The US WEST effort will require a $100 million investment and company officials say the best way to raise the money is to implement an incentive-based rate plan that would freeze telephone rates for the next four years and allow the company's earnings to exceed the currently allowed rate of return for investors, with anything over a specified rate to be shared equally between investors and ratepayers.

Nelson said the incentive plan is an innovative effort that will spur investor participation while assuring customers that rates will not increase. He said the plan essentially shifts all financial risks to the investors. And, if everything works, the customers could realize additional savings through the profit-sharing element of the plan.

Over the past few years, public service commissions around the nation have approved 20 incentive plans. Fourteen others, including the US WEST proposal, are under consideration.

"We see it as a method to further improve productivity and efficiency within the company," Nelson said. "It's an incentive approach that will benefit both the company and our customers."

Opponents view the plan as an effort by the company to reverse a three-year trend that has seen company rates drop by 29 percent. They say further decreases are in the offing and would be thwarted if the incentive plan is approved.

Nelson disagrees and notes that US WEST's authorized 11.8 percent rate of return for Utah shareholders is the lowest in the United States for a Bell company. He said such a low rate of return will discourage shareholder investments and substantially slow efforts to improve the statewide system. The likely result is that earnings will level off and with that leveling will come an end to the efficiencies and productivity that has spurred rate reductions over the past three years.

Most hurt will be rural areas of the state where local officials are clamoring for the kinds of telecommunications capabilities presently available only along the Wasatch Front in Utah. They say the lack of modern electronic switching hinders efforts to attract new industry and other elements intended to stimulate economic development. As one official noted, the lack of modern telecommunications capabilities eliminates whole segments of the industrial marketplace from recruitment efforts.

If the plan wins approval- and that process begins April 27 with the first hearing before the Utah Public Service Commission - the first phase of the plan would begin construction. The 1990 efforts include upgradeddigital switching for central offices in Park City, Kanab, North Ogden, Tooele and Grantsville.
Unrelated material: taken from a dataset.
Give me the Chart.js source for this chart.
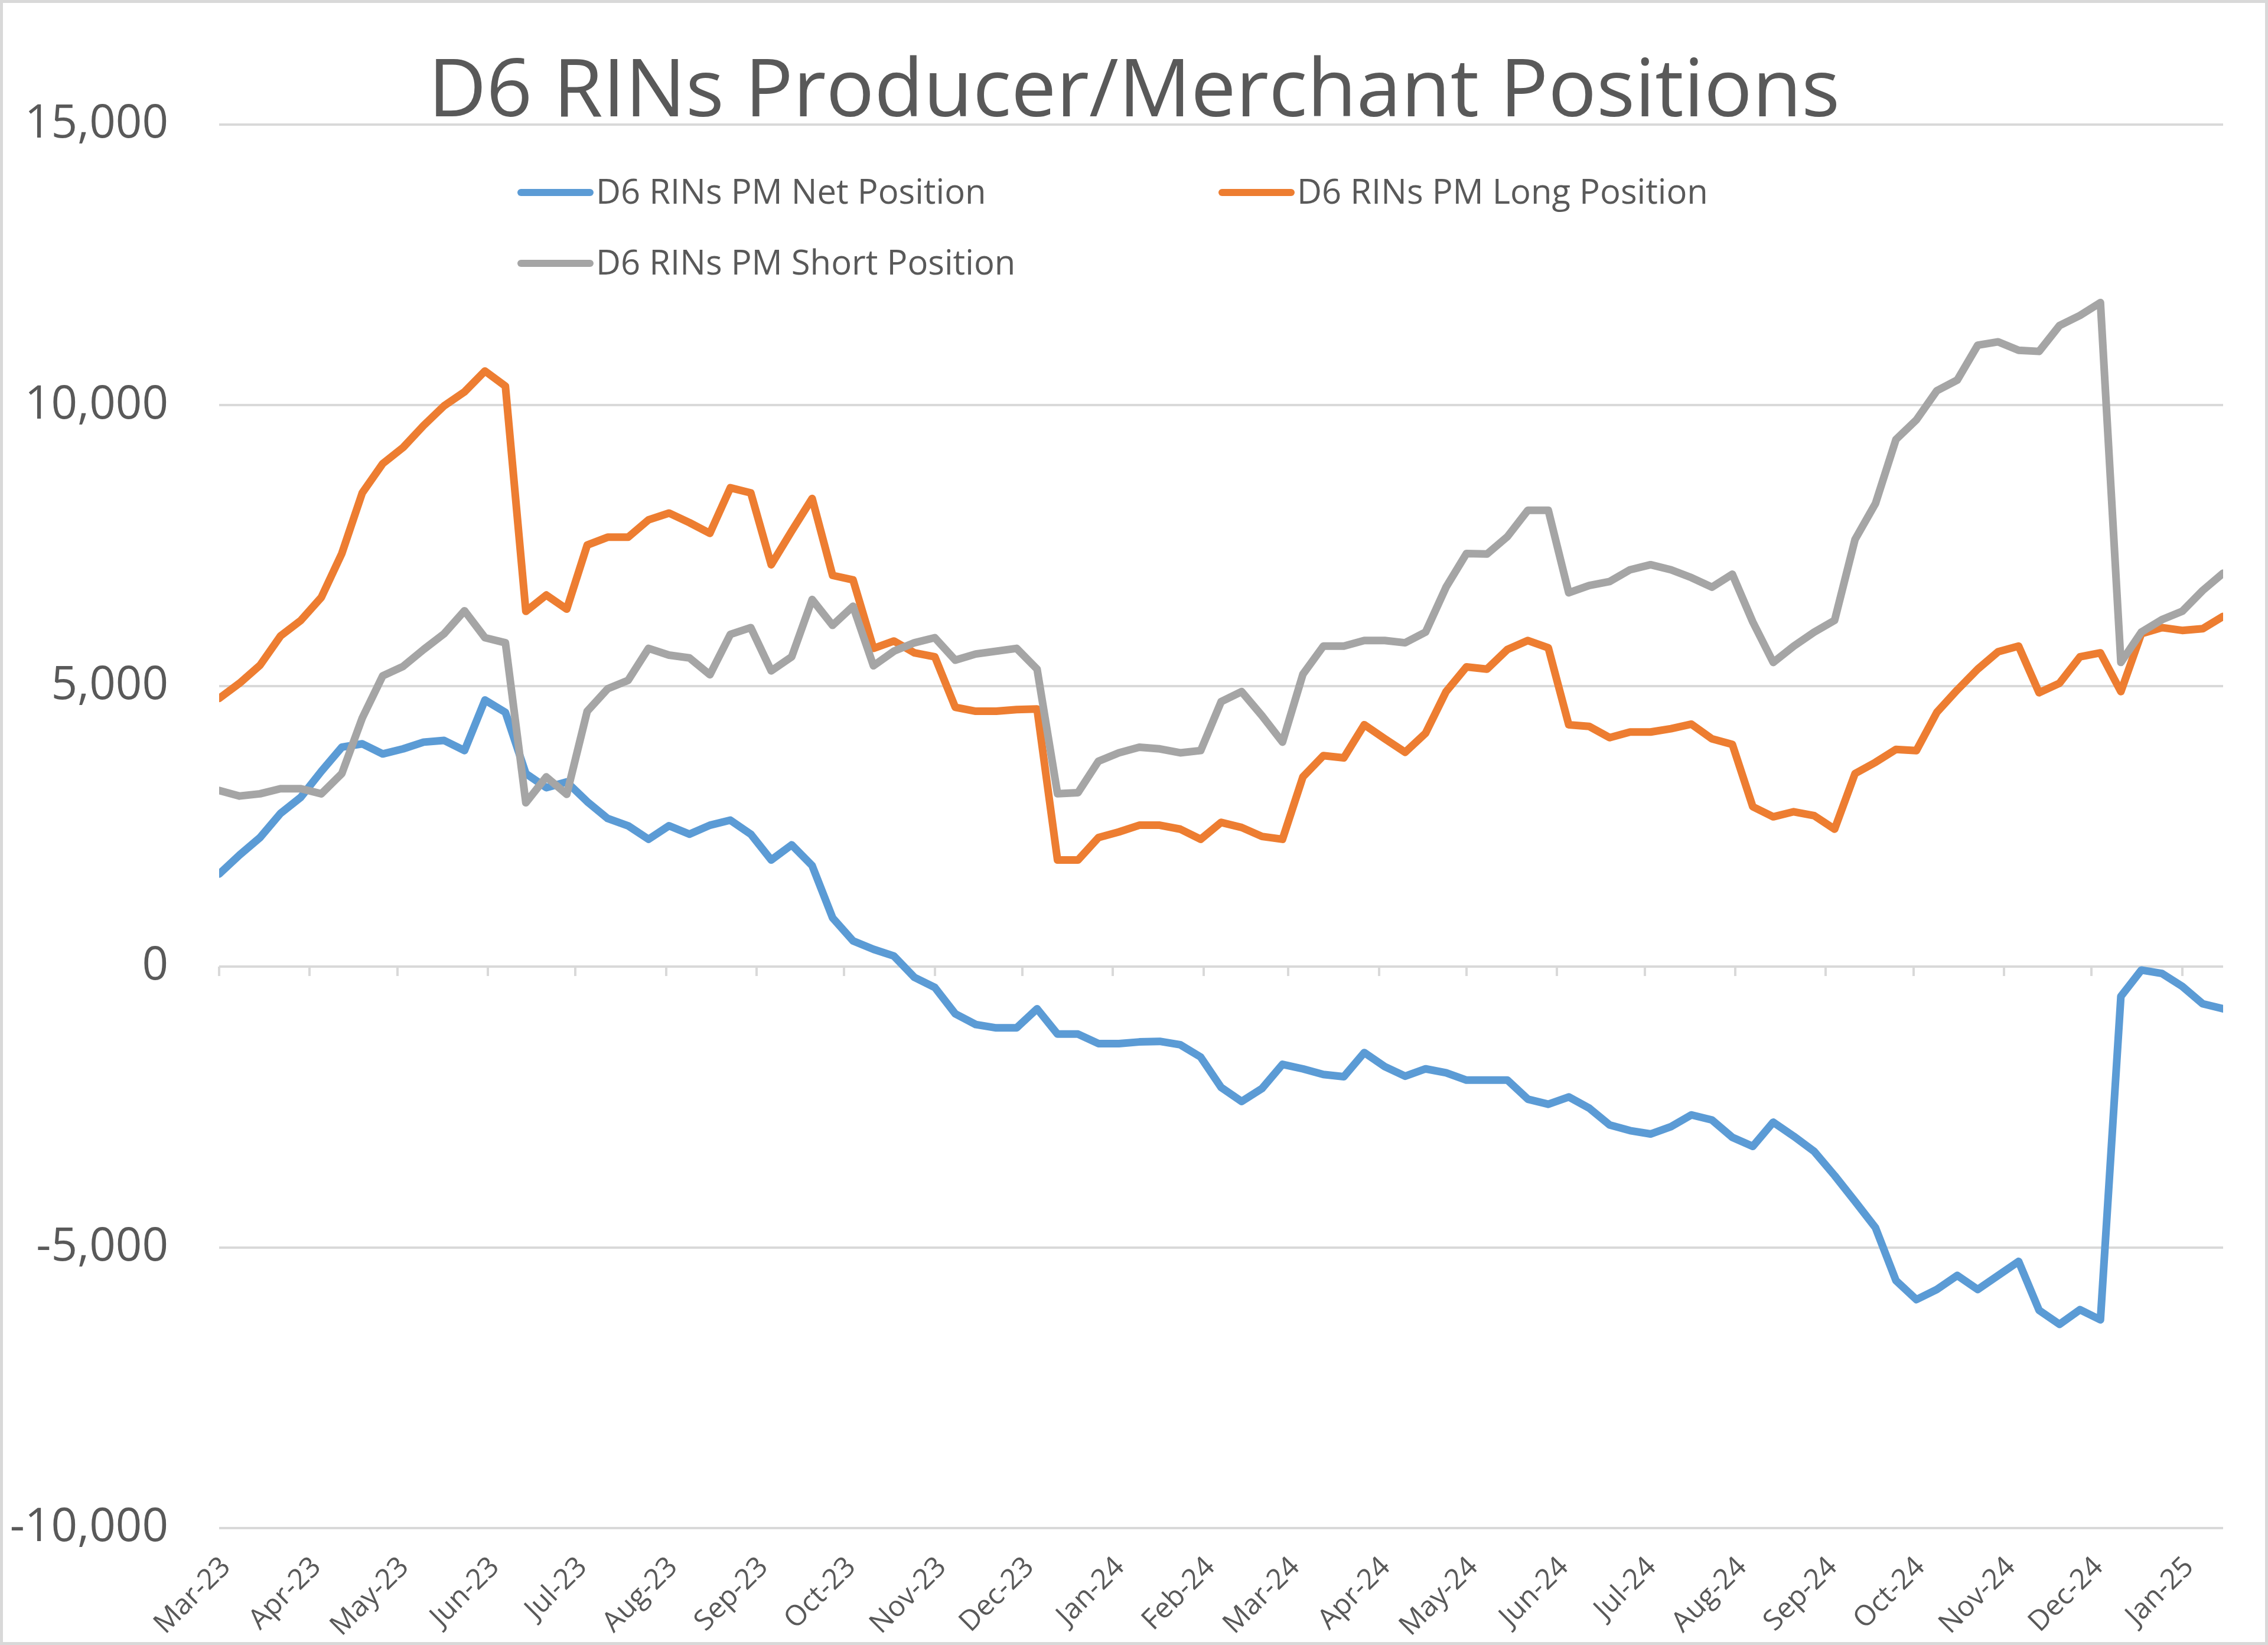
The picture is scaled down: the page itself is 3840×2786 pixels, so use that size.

The plan also calls for a fiber optic line to be installed between Salt Lake and Wendover.

Between 1991 and 1994, the fiber optic lines would spread north to Brigham City and Logan and south to Provo, Ephraim, Richfield, Beaver, Cedar City and St. George. Eastern extensions would run to Price and Vernal. Along the way, central switching offices would be upgraded with the digital equipment.

Should the plan fail to win PSC approval, Nelson said the company would simply continue to use the traditional approach, waiting for customer demand to spur consideration. Customers wanting the upgraded services would finance the improvements through higher rates.

"We see this as a win, win, win situation," Nelson said. "The company wins because we are able to attract new investments with the higher rate of return. Cities, counties and the state win because it will help build an infrastructure that will help economic development efforts, and customers win because rates will not increase for at least four years, and there may even be some revenue sharing."

Another bonus will be benefits to Utah education, Nelson noted, a focal point of concern in the state in recent years. The improved communications link will allow better use of teaching resources through audio-video links with remote locations, improved access to information networks and services, and improved teacher training without costly travel.

Nelson said improving telecommunications is not only important for the state, it is also important for the country as a whole. He said futurists believe that those countries that control the rapid exchange of information in the next century, will also control the world's economic future. Without substantial support at both the state and federal level, the United States could find itself in a difficult situation, he said.